Playing into this narrative, the media’s representation of disability has created reinforced perceptions of young disabled people in a host of negative contexts. Most recently, the media has systematically portrayed disabled people in accordance to the contribution they should make to society, or more specifically the likelihood that they are a drain on it. This, it is speculated, has been affected by the political atmosphere promoting tighter welfare rights and an ethos of individual responsibility for employment. The study by the University of Glasgow, ‘Bad news for disabled people’, reported on the increase of articles in the mainstream media that represent disabled people negatively. This had a direct impact upon the perception of disabled people in society. Therefore the report concludes, “We would further cite the use of pejorative language, the failure to explore the impact of the proposed cuts on disabled people’s quality of life, the reluctance to criticise government policy on these issues and the frequent representation of some disabled people as undeserving of benefits as potentially contributing to what could become a highly inflammatory situation”. Such a public message around disability could be responsible for a heightened sense of hostility towards disabled people in local communities, and thus have an impact on young disabled people’s anxieties towards being victim’s of crime.

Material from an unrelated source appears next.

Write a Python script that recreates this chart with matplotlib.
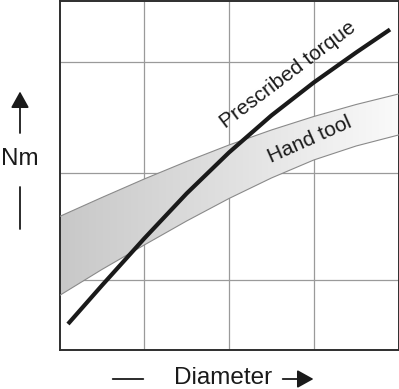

Finally, focusing on hate crime in particular. It is regrettable that at present in Scotland there are no figures recorded on the number of disabled people experiencing hate crime. However, the report suggests that for overall crime the statistical difference of disabled people experiencing it is very similar across Scotland, England and Wales. Therefore it could be extrapolated that hate crime could affect a similar proportion of young disabled people in Scotland. Attributing the above causes to hate crime – criminal acts motivated by the victims protected characteristic – it paints a worrying picture that the rate persists. This would suggest that social attitudes towards young disabled people have not kept pace with perceptions of disability more generally.

However, the more pertinent issue to address is the difference in experience of hate crime between disabled and non-disabled young people. The fact that young disabled people are more likely to be targeted, and have more fear of being targeted, on the basis of their perceived impairment should be considered shameful within modern society. While we work to eradicate hate crime against disabled people altogether, we must work to close this gap.